Learning more about how many people go hungry and how much food goes to waste helped inspire people to think outside of themselves and their classrooms, Student Council President Grant Pierson said.
“We really wanted to contribute to the community,” Pierson said. “We didn’t want to just help out our school.”
There were competitions between classes and some students went above and beyond. One student, Pierson and Farrell said, brought in 300 cans all on his own. Students were bringing in cans and boxes right up until Adams came by with his van Tuesday.
Earlier that day at Juneau-Douglas High School, a similar scene played out.
The JDHS chapter of Sources of Strength — a national organization that promotes positivity in schools — had organized a school-wide food drive this fall to donate boxes of Thanksgiving food. Tuesday afternoon, students in the program gathered and sorted out the turkeys and other holiday-themed foods into seven boxes that they then brought to The Glory Hall homeless shelter and Aiding Women in Abuse and Rape Emergencies (AWARE).
Every advisory room (more commonly known as homeroom) was given a sheet of paper earlier this semester with a list of food on it and students signed up for which foods to bring. Students in every advisory room donated, and many of them went above expectations.

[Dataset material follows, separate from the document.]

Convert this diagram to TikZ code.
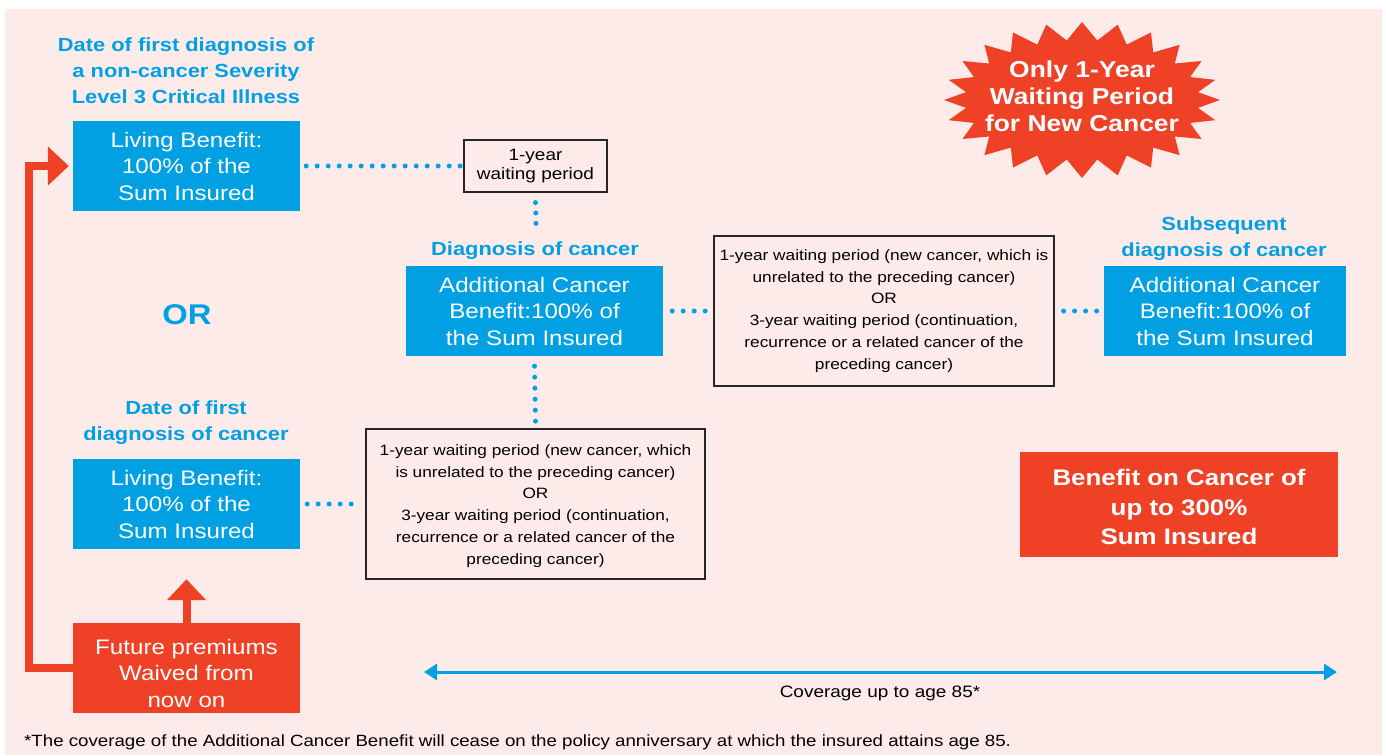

Dashiell Hillgartner, the Sources of Strength coordinator at AWARE, helps facilitate the program at JDHS and said it helped that the program was coordinated by familiar faces.
“It’s the holiday season, so usually everyone gets into these types of activities,” Hillgartner said. “The more student-led it is, the better the turnout.”
Senior Riley Stadt came up with the idea for the food drive. She pointed out that Sources of Strength has a list of qualities that help to build positivity in a student body, including mental health, mentors, positive friends and generosity. She wanted to emphasize that final quality, she said.
“Generosity is always one that we kind of overlooked in a way,” Stadt said. “Yeah, we think about how it impacts our own lives and what we do to promote generosity, but (Sources of Strength) hasn’t ever really done something within our school that’s really launched generosity to the next level.”
Stadt looked at her classmates putting food into the boxes and decorating the boxes with hand turkeys and other seasonal drawings and said she hopes this spurs Sources of Strength and other student organizations to be more involved in the community outside the school.
“It makes my heart happy seeing everyone having so much fun giving back to their community,” Stadt said, “and really reflecting on what were grateful for during this time, too.”